Pesquisa com plantas no jardim, trabalho em grupo
sob as árvores e aulas de educação física nas quadras
esportivas são algumas das atividades organizadas
pela escola e realizadas do lado de fora de seus portões.
Em Viamão, na região metropolitana de Porto Alegre (RS), a transformação do pátio também foi além
dos muros e envolveu toda a comunidade escolar.
Seguindo a filosofia da ONG inglesa Learning
through Landscape (Aprendendo por meio das Paisagens) -leia texto ao lado-, o Colégio Estadual
Alcebíades de Azeredo, com 1.700 alunos, reuniu
pais, alunos e professores para revitalizar parte da
sua área externa.
Sob a consultoria técnica de Beatriz Fedrizzi, todos
deram palpites no projeto, ajudaram a executá-lo e
hoje cuidam da manutenção. Onde antes só havia
chão batido, mato crescendo livremente e uma quadra de esportes deteriorada agora há árvores, horta,
bancos, praça e um campo de futebol. Parcerias com
o horto florestal, com uma usina de compostagem e
com a prefeitura garantiram os principais insumos.
O resto foi providenciado pela comunidade.

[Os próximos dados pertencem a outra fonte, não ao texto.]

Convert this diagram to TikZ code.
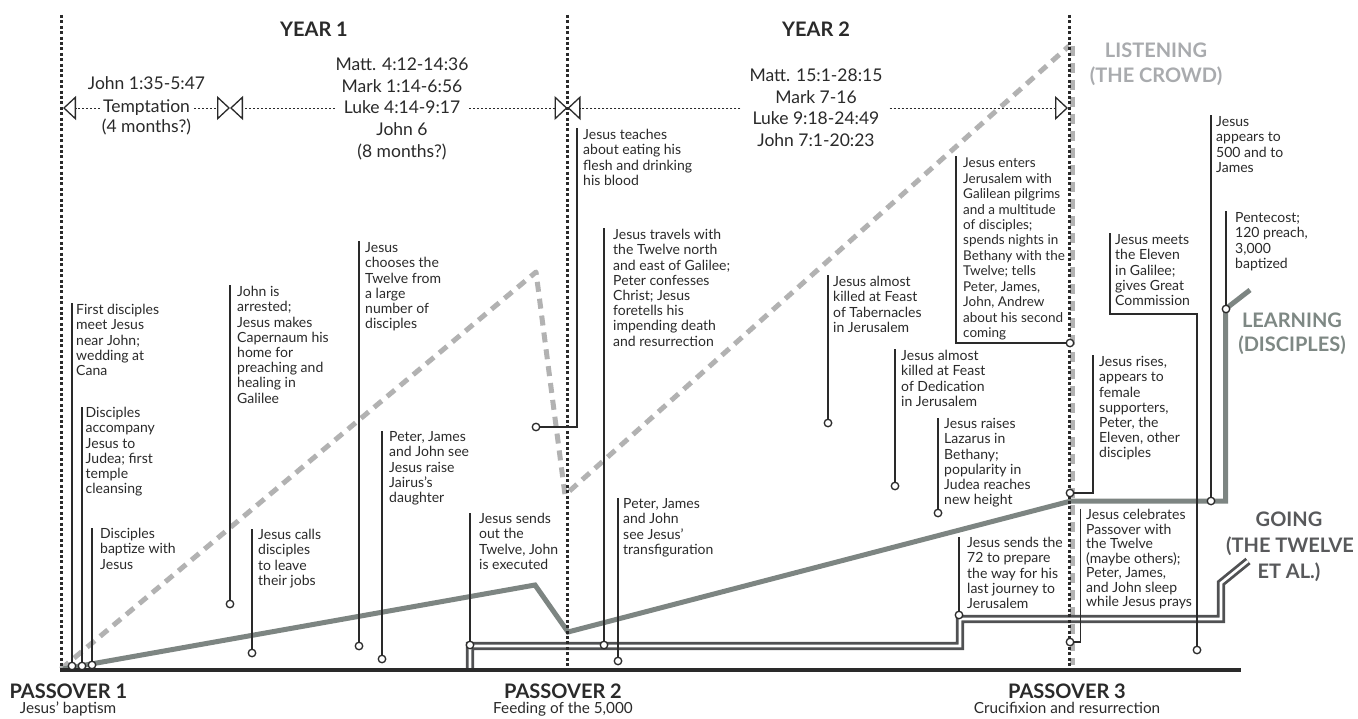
\documentclass[tikz,border=0pt]{standalone}
\usepackage{fontspec}
\setmainfont{Lato}
\usetikzlibrary{arrows.meta}
\definecolor{ink}{HTML}{2A2A2A}
\definecolor{learnc}{HTML}{7D8582}
\definecolor{crowdc}{HTML}{B2B2B2}
\definecolor{goc}{HTML}{505153}
\definecolor{learntxt}{HTML}{7E8884}
\definecolor{crowdtxt}{HTML}{A9ABAE}
\definecolor{gotxt}{HTML}{58595B}
\newcommand{\fl}{\rule{0pt}{11pt}}
\begin{document}
\begin{tikzpicture}[x=1pt,y=-1pt,
  evtext/.style={anchor=north west, inner sep=0pt, align=left, text=ink, font=\fontsize{14}{15.2}\selectfont},
  reftxt/.style={anchor=base, inner sep=0pt, text=ink, font=\fontsize{17.5}{22}\selectfont},
  ttl/.style={anchor=base, inner sep=0pt, text=ink, font=\bfseries\fontsize{20}{24}\selectfont},
  subtl/.style={anchor=base, inner sep=0pt, text=ink, font=\fontsize{15.3}{17}\selectfont},
  lbl/.style={anchor=base, inner sep=0pt, font=\bfseries\fontsize{20}{24}\selectfont},
  evdot/.style={circle, draw=ink, fill=white, line width=1.3pt, minimum size=7.5pt, inner sep=0pt},
  evstem/.style={draw=ink, line width=1.3pt},
  vdots/.style={draw=ink, line width=3pt, dash pattern=on 3pt off 2.4pt},
  rowarrow/.style={draw=ink, line width=0.9pt, dash pattern=on 2pt off 2pt, -{Triangle[open, length=13pt, width=24pt, line width=1.3pt]}},
  crowd/.style={draw=crowdc, line width=5pt, dash pattern=on 10pt off 7pt, line join=round},
  learn/.style={draw=learnc, line width=5pt, line join=miter},
  going/.style={draw=goc, double=white, line width=2.8pt, double distance=2.6pt}
]
\fill[white] (0,0) rectangle (1358,719);
\useasboundingbox (0,0) rectangle (1358,719);

% --- flow lines ---
\draw[crowd] (61,669) -- (536,272) -- (565,495) -- (1069,46);
\draw[crowd] (1072,46) -- (1072,665);
\draw[learn] (63,669) -- (535,585) -- (568,632) -- (1071,501) -- (1225.5,501) -- (1225.5,309) -- (1250,290);
\draw[going] (470,670) -- (470,646) -- (960,646) -- (960,619) -- (1221,619) -- (1221,583) -- (1248,561);

% --- year dividers and baseline ---
\coordinate (v1t) at (61,15);   \coordinate (v1b) at (61,669);
\coordinate (v2t) at (567.5,15); \coordinate (v2b) at (567.5,669);
\coordinate (v3t) at (1069.5,15); \coordinate (v3b) at (1069.5,669);
\draw[vdots] (v1t) -- (v1b);
\draw[vdots] (v2t) -- (v2b);
\draw[vdots] (v3t) -- (v3b);
\coordinate (bl0) at (60,670); \coordinate (bl1) at (1241,670);
\draw[ink, line width=4pt] (bl0) -- (bl1);

% --- scripture references ---
\node[reftxt] (john1) at (146.5,89.3) {John 1:35-5:47};
\node[reftxt] (tempt) at (146.5,112.7) {Temptation};
\node[reftxt] (four1) at (146.5,132.5) {(4 months?)};
\node[reftxt] (matt1) at (402,70.7) {Matt. 4:12-14:36};
\node[reftxt] (mark1) at (402,92.3) {Mark 1:14-6:56};
\node[reftxt] (luke1) at (402,114) {Luke 4:14-9:17};
\node[reftxt] (john6) at (402,135.7) {John 6};
\node[reftxt] (eight1) at (402,157.3) {(8 months?)};
\node[reftxt] (matt2) at (816,81.7) {Matt. 15:1-28:15};
\node[reftxt] (mark2) at (816,103.3) {Mark 7-16};
\node[reftxt] (luke2) at (816,125) {Luke 9:18-24:49};
\node[reftxt] (john7) at (816,146.7) {John 7:1-20:23};

\coordinate (r0) at (63,108);
\coordinate (r1) at (230,108);
\coordinate (r2) at (567.5,108);
\coordinate (r3) at (1068,108);
\draw[rowarrow] ([xshift=-3pt]tempt.west |- r0) -- (r0);
\draw[rowarrow] ([xshift=4pt]tempt.east |- r0) -- (r1);
\draw[rowarrow] ([xshift=-9pt]luke1.west |- r1) -- (r1);
\draw[rowarrow] ([xshift=9pt]luke1.east |- r2) -- (r2);
\draw[rowarrow] ([xshift=-12pt]luke2.west |- r2) -- (r2);
\draw[rowarrow] ([xshift=10pt]luke2.east |- r3) -- (r3);

% --- titles ---
\node[ttl] (yr1) at (314,36.7) {YEAR 1};
\node[ttl] (yr2) at (816,36.7) {YEAR 2};
\node[ttl, anchor=base west] (pv1) at (9.3,698.3) {PASSOVER 1};
\node[ttl] (pv2) at (563,698.3) {PASSOVER 2};
\node[ttl] (pv3) at (1067,698.3) {PASSOVER 3};
\node[subtl] (s1) at (68,713.5) {Jesus' baptism};
\node[subtl] (s2) at (563,713.5) {Feeding of the 5,000};
\node[subtl] (s3) at (1067,713.5) {Crucifixion and resurrection};

\node[lbl, text=crowdtxt] (ls1) at (1156,57.3) {LISTENING};
\node[lbl, text=crowdtxt] (ls2) at (1156,82.7) {(THE CROWD)};
\node[lbl, text=learntxt] (le1) at (1292,327.3) {LEARNING};
\node[lbl, text=learntxt] (le2) at (1292,351.7) {(DISCIPLES)};
\node[lbl, text=gotxt] (go1) at (1289,526.7) {GOING};
\node[lbl, text=gotxt] (go2) at (1290,552.7) {(THE TWELVE};
\node[lbl, text=gotxt] (go3) at (1289,578.3) {ET AL.)};

% --- event texts ---
\node[evtext] (t1) at (76,303.5) {\fl First disciples\\meet Jesus\\near John;\\wedding at\\Cana};
\node[evtext] (t2) at (85.5,406.5) {\fl Disciples\\accompany\\Jesus to\\Judea; first\\temple\\cleansing};
\node[evtext] (t3) at (100,527.5) {\fl Disciples\\baptize with\\Jesus};
\node[evtext] (t4) at (237,285.5) {\fl John is\\arrested;\\Jesus makes\\Capernaum his\\home for\\preaching and\\healing in\\Galilee};
\node[evtext] (t5) at (258,528.5) {\fl Jesus calls\\disciples\\to leave\\their jobs};
\node[evtext] (t6) at (365,241.5) {\fl Jesus\\chooses the\\Twelve from\\a large\\number of\\disciples};
\node[evtext] (t7) at (389,430.5) {\fl Peter, James\\and John see\\Jesus raise\\Jairus's\\daughter};
\node[evtext] (t8) at (479,512.5) {\fl Jesus sends\\out the\\Twelve, John\\is executed};
\node[evtext] (t9) at (583,128.5) {\fl Jesus teaches\\about eating his\\flesh and drinking\\his blood};
\node[evtext] (t10) at (613,228.5) {\fl Jesus travels with\\the Twelve north\\and east of Galilee;\\Peter confesses\\Christ; Jesus\\foretells his\\impending death\\and resurrection};
\node[evtext] (t11) at (623,497.5) {\fl Peter, James\\and John\\see Jesus'\\transfiguration};
\node[evtext] (t12) at (833,275.5) {\fl Jesus almost\\killed at Feast\\of Tabernacles\\in Jerusalem};
\node[evtext] (t13) at (901,349.5) {\fl Jesus almost\\killed at Feast\\of Dedication\\in Jerusalem};
\node[evtext] (t14) at (944,417.5) {\fl Jesus raises\\Lazarus in\\Bethany;\\popularity in\\Judea reaches\\new height};
\node[evtext, font=\fontsize{13.5}{15.45}\selectfont] (t15) at (963,156.5) {\fl Jesus enters\\Jerusalem with\\Galilean pilgrims\\and a multitude\\of disciples;\\spends nights in\\Bethany with the\\Twelve; tells\\Peter, James,\\John, Andrew\\about his second\\coming};
\node[evtext] (t16) at (967,536.5) {\fl Jesus sends the\\72 to prepare\\the way for his\\last journey to\\Jerusalem};
\node[evtext, font=\fontsize{14}{14.5}\selectfont] (t17) at (1086,508.5) {\fl Jesus celebrates\\Passover with\\the Twelve\\(maybe others);\\Peter, James,\\and John sleep\\while Jesus prays};
\node[evtext] (t18) at (1099,355.5) {\fl Jesus rises,\\appears to\\female\\supporters,\\Peter, the\\Eleven, other\\disciples};
\node[evtext] (t19) at (1115,233.5) {\fl Jesus meets\\the Eleven\\in Galilee;\\gives Great\\Commission};
\node[evtext] (t20) at (1216,115.5) {\fl Jesus\\appears to\\500 and to\\James};
\node[evtext] (t21) at (1235,211.5) {\fl Pentecost;\\120 preach,\\3,000\\baptized};

% --- event markers ---
\node[evdot] (c1) at (72,666) {};
\node[evdot] (c2) at (82,666) {};
\node[evdot] (c3) at (92,665) {};
\node[evdot] (c4) at (230,604) {};
\node[evdot] (c5) at (252,653) {};
\node[evdot] (c6) at (359,646) {};
\node[evdot] (c7) at (382,659) {};
\node[evdot] (c8) at (470,645) {};
\node[evdot] (c9) at (536,427) {};
\node[evdot] (c10) at (604,645) {};
\node[evdot] (c11) at (618,661) {};
\node[evdot] (c12) at (828,423) {};
\node[evdot] (c13) at (895,486) {};
\node[evdot] (c14) at (938,513) {};
\node[evdot] (c15) at (1070,343) {};
\node[evdot] (c16) at (959,615) {};
\node[evdot] (c17) at (1070,642) {};
\node[evdot] (c18) at (1070,493) {};
\node[evdot] (c19) at (1197,650) {};
\node[evdot] (c20) at (1211,501) {};
\node[evdot] (c21) at (1226,309) {};
\coordinate (k19) at (1197,314);

% --- stems ---
\draw[evstem] (c1) -- (c1 |- t1.north);
\draw[evstem] (c2) -- (c2 |- t2.north);
\draw[evstem] (c3) -- (c3 |- t3.north);
\draw[evstem] (c4) -- (c4 |- t4.north);
\draw[evstem] (c5) -- (c5 |- t5.north);
\draw[evstem] (c6) -- (c6 |- t6.north);
\draw[evstem] (c7) -- (c7 |- t7.north);
\draw[evstem] (c8) -- (c8 |- t8.north);
\draw[evstem] ([xshift=-6pt]t9.north west) |- (c9);
\draw[evstem] (c10) -- (c10 |- t10.north);
\draw[evstem] (c11) -- (c11 |- t11.north);
\draw[evstem] (c12) -- (c12 |- t12.north);
\draw[evstem] (c13) -- (c13 |- t13.north);
\draw[evstem] (c14) -- (c14 |- t14.north);
\draw[evstem] ([xshift=-7pt]t15.north west) |- (c15);
\draw[evstem] (c16) -- (c16 |- t16.north);
\draw[evstem] ([xshift=-5.5pt]t17.north west) |- (c17);
\draw[evstem] ([xshift=-6pt]t18.north west) |- (c18);
\draw[evstem] ([xshift=-5pt]t19.north west) |- (k19) -- (c19);
\draw[evstem] (c20) -- (c20 |- t20.north);
\draw[evstem] (c21) -- (c21 |- t21.north);
\end{tikzpicture}
\end{document}
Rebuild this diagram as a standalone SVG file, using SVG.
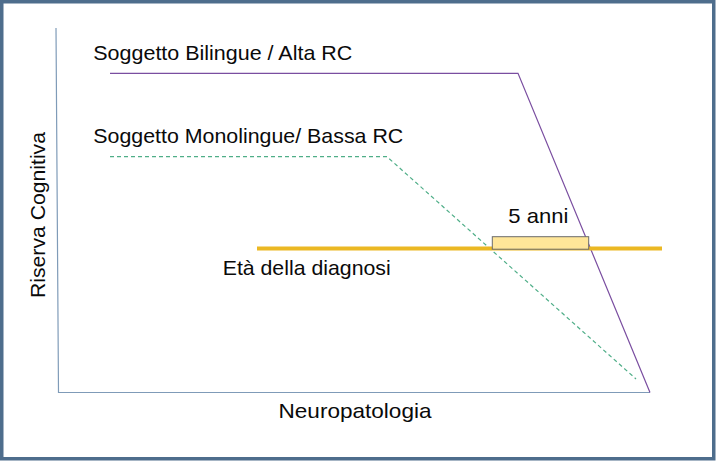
<svg xmlns="http://www.w3.org/2000/svg" width="716" height="461" viewBox="0 0 716 461">
<style>
text{font-family:"Liberation Sans",Arial,sans-serif;font-size:21px;fill:#0a0a0a}
.axis{stroke:#7f9bb8;stroke-width:1.2;fill:none}
.bil{stroke:#7a4ea0;stroke-width:1.2;fill:none}
.mono{stroke:#4fae88;stroke-width:1.2;fill:none;stroke-dasharray:4 3}
</style>
<rect x="1.75" y="1.75" width="712" height="457" fill="#fff" stroke="#4e6d8c" stroke-width="3.5"/>
<g id="axes">
<polyline class="axis" points="56,28 58.5,392.5 650,392.5"/>
</g>
<g id="connectors">
<polyline class="bil" points="110,73.3 518,73.3 650,392.5"/>
<polyline class="mono" points="110,156.7 387,156.7 636,379"/>
<line x1="257" y1="248.5" x2="662" y2="248.5" stroke="#ebb823" stroke-width="4"/>
</g>
<g id="interval">
<rect x="492.3" y="236.7" width="96.4" height="12.5" fill="#ffe699" stroke="#6b6b6b" stroke-width="1"/>
<text x="508.3" y="223" textLength="60" lengthAdjust="spacingAndGlyphs">5 anni</text>
</g>
<g id="labels">
<text x="93.3" y="60" textLength="259" lengthAdjust="spacingAndGlyphs">Soggetto Bilingue / Alta RC</text>
<text x="93.3" y="143" textLength="310" lengthAdjust="spacingAndGlyphs">Soggetto Monolingue/ Bassa RC</text>
<text x="222.7" y="274.5" textLength="168" lengthAdjust="spacingAndGlyphs">Età della diagnosi</text>
<text x="278.5" y="418" textLength="153" lengthAdjust="spacingAndGlyphs">Neuropatologia</text>
<text transform="translate(44.5,298) rotate(-90)" textLength="166" lengthAdjust="spacingAndGlyphs">Riserva Cognitiva</text>
</g>
</svg>
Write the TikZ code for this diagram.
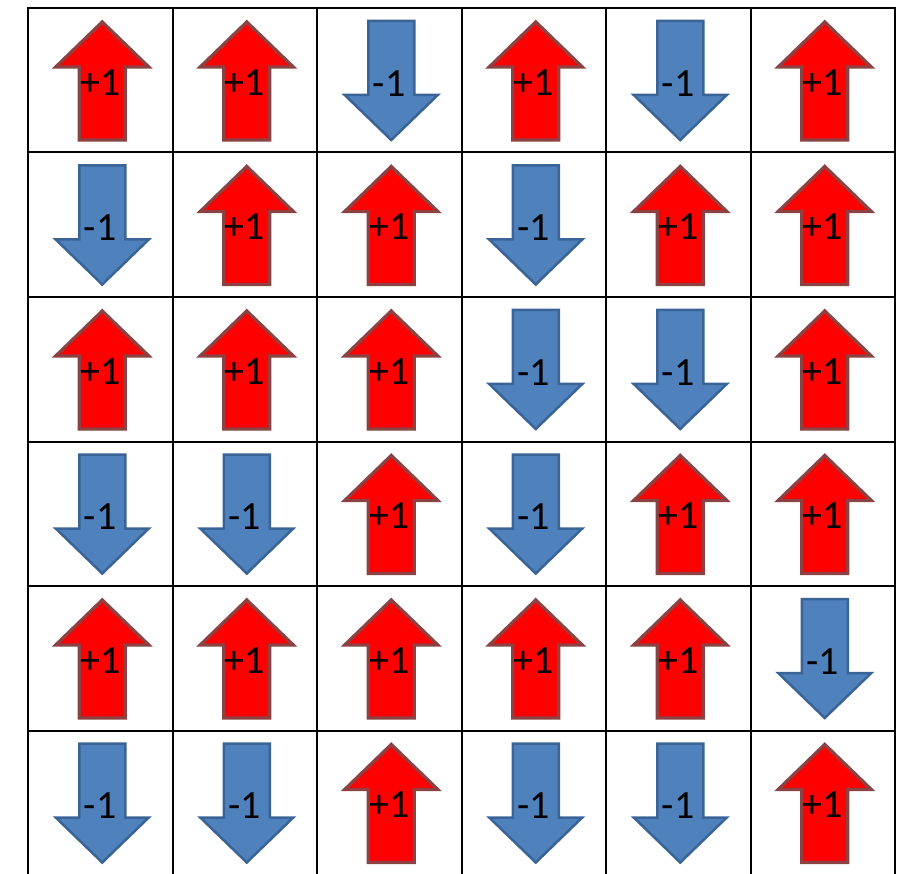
\documentclass[tikz,border=0pt]{standalone}
\usepackage{fontspec}
\setmainfont{Carlito}
\definecolor{upfill}{HTML}{FF0000}
\definecolor{upline}{HTML}{8C4242}
\definecolor{dnfill}{HTML}{4F81BD}
\definecolor{dnline}{HTML}{3A6496}
\begin{document}
\begin{tikzpicture}[x=1pt,y=-1pt]
\tikzset{
  gridline/.style={line width=2pt, black},
  upstyle/.style={fill=upfill, draw=upline, line width=3.3pt, line join=miter},
  dnstyle/.style={fill=dnfill, draw=dnline, line width=2.5pt, line join=miter},
  lbl/.style={font=\fontsize{40}{40}\selectfont, inner sep=0pt, text=black},
  uparr/.pic={
    \draw[upstyle] (2,-58.25) -- (48.5,-13.25) -- (25,-13.25) -- (25,59.75)
      -- (-21,59.75) -- (-21,-13.25) -- (-44.5,-13.25) -- cycle;
    \node[lbl] (-t) at (0,2) {+1};
  },
  dnarr/.pic={
    \draw[dnstyle] (-21,-59.25) -- (25,-59.25) -- (25,14.75) -- (48.5,14.75)
      -- (2,59.75) -- (-44.5,14.75) -- (-21,14.75) -- cycle;
    \node[lbl] (-t) at (0,3) {-1};
  },
}
\useasboundingbox (0,0) rectangle (897,874);
\begin{scope}
\clip (0,0) rectangle (897,874);
\foreach \i in {0,...,6} {
  \draw[gridline] ({28+144.5*\i},7) -- ({28+144.5*\i},880);
  \draw[gridline] (27,{8+144.5*\i}) -- (896,{8+144.5*\i});
}
\foreach \r/\pat in {0/{U,U,D,U,D,U},1/{D,U,U,D,U,U},2/{U,U,U,D,D,U},3/{D,D,U,D,U,U},4/{U,U,U,U,U,D},5/{D,D,U,D,D,U}} {
  \foreach \s [count=\c from 0] in \pat {
    \if\s U
      \pic (c\r\c) at ({28+144.5*\c+72.25},{8+144.5*\r+72.25}) {uparr};
    \else
      \pic (c\r\c) at ({28+144.5*\c+72.25},{8+144.5*\r+72.25}) {dnarr};
    \fi
  }
}
\end{scope}
\end{tikzpicture}
\end{document}
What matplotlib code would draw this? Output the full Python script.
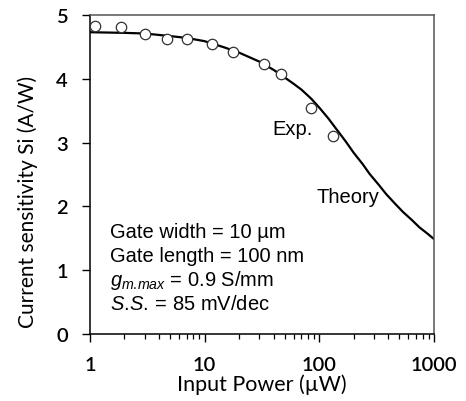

"Depois da reforma, notamos que as faltas diminuíram e o relacionamento entre os alunos está muito melhor", avalia a professora de ciência e coordenadora do projeto Magali Gotz. Suas aulas agora são
dadas ao ar livre. Os alunos de 1ª a 4ª série aprendem
sobre o reino vegetal cuidando da horta de 200 m2.
Para surpresa dos pais, esse cultivo com as próprias
mãos tem modificado os hábitos alimentares dos pequenos, que passaram a se interessar por verduras e
legumes. Os mais velhos, alunos de 12 a 18 anos, criaram o Clube de Ciências e utilizam o pátio como laboratório. São eles que regam as plantas e fazem a
manutenção do jardim.
Com o aumento de casos de obesidade infantil relacionados ao sedentarismo, à falta de áreas verdes
ou livres nas grandes cidades e à violência urbana
que impede as brincadeiras na rua, o pátio se tornou
um escape. Quando você for escolher a escola dos filhos, os especialistas aconselham: ultrapasse a sala
da secretaria e veja o que há no lado de fora.